I knew that adding content pages (e.g. About Us, Contact Us, Privacy Policy, etc.) is an important and engaging step for building any website, but if we wanted to add it to the Creator Guide, changes would have to be made.
The "Page Generator"
The most popular business tools on the Revolus website are the "Privacy Policy" and "Terms & Conditions" generators which give you personalized text you can put in a page on your site. I thought: Why not use that same idea for a bunch of common content pages founders need on the storefronts?
I decided to transform the empty state/landing page to have a few checkboxes (some preselected) and a big "Generate Pages" button, which when clicked would generate the selected pages and include any known personal details (store name, email address, etc.).
I coded each template in HTML and we set out to develop and test the Page Generator before committing it to the Creator Guide. When it was ready, we created an A/B test to measure engagement (# of pages per store) and trial-to-store conversion rates.
When the results came in, we weren't surprised to see how drastically the Page Generator improved engagement. However, we we're very pleasantly surprised to see that trial-to-store conversion rates were improving, too! Even though it was just a small feature, it was proven to influence some users enough to get them to convert.
Give it the visual treatment
With the Page Generator now in our toolbox, we finalized our Creator Guide steps:
Fill out welcome survey (already completed)
Add a product → Products empty state/landing page → Type product name & price → Save
Edit storefront design → Click "logo" → Drop in logo → Save
Add content page → Pages empty state/landing page → Click "Generate Pages"
Purchase a plan (we added this as an "unlockable" last step)
Now with all the pieces in place, we were clear on how we planned to pull it all together in hi-fi.
Bring it to life
The developer on our team worked remotely, which meant it was imperative we stay in constant contact through all phases of implementation. We had daily design reviews to ensure faithful representation of the designs. I helped by splitting the UI into individual components and their states.
I was also able to help with the styling and animations and contributed via some helpful animated prototypes with transition timing functions and a CSS solution to position the guide correctly on the dashboard no matter the viewport size.
Measure success and next steps
The development and QA went smoothly and we were able to release the creator guide as an A/B test measuring trial-to-store conversion rate. The Creator Guide did show an increase in conversion rates which signaled success for the project.
The Creator Guide at the end of this phase was poised to be a solid foundation for future trial experience improvements, as well as a reusable pattern for post-purchase creator success.
That was indeed the plan for the next phase: Reuse and improve the Creator Guide to be an always-there-for-you assistant for when you're stuck on what to work on next to grow your business.
Closing thoughts
Because time was of the essence on this project, the decision was made to limit the user research. Ideally, I would have preferred to interview prospective users and understand their thought processes and emotions when making the decision to try out an ecommerce platform like Revolus. Those qualitative insights would have been helpful to validate the vision early on.
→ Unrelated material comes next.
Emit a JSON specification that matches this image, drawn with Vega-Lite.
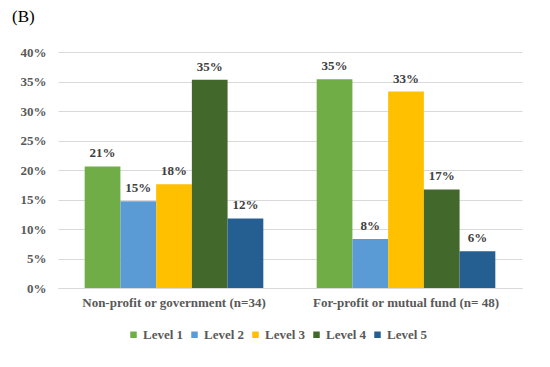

That being said, I am very proud of the work we accomplished for this project. I feel the visual design of the creator guide and empty states does faithful job representing the style and tone of the product and brand. I am also proud of how we were able to effectively distill the creator Guide experience to 5 (really 3) steps, each completable in less than 3 clicks. Additionally, the Page Generator idea proved to be a novel way to make an otherwise tedious and intimidating task (writing content pages) fast and fun.
That was indeed the plan for the next phase: Reuse and improve the Creator Guide to be an always-there-for-you assistant for when you're stuck on what to work on next to grow your business.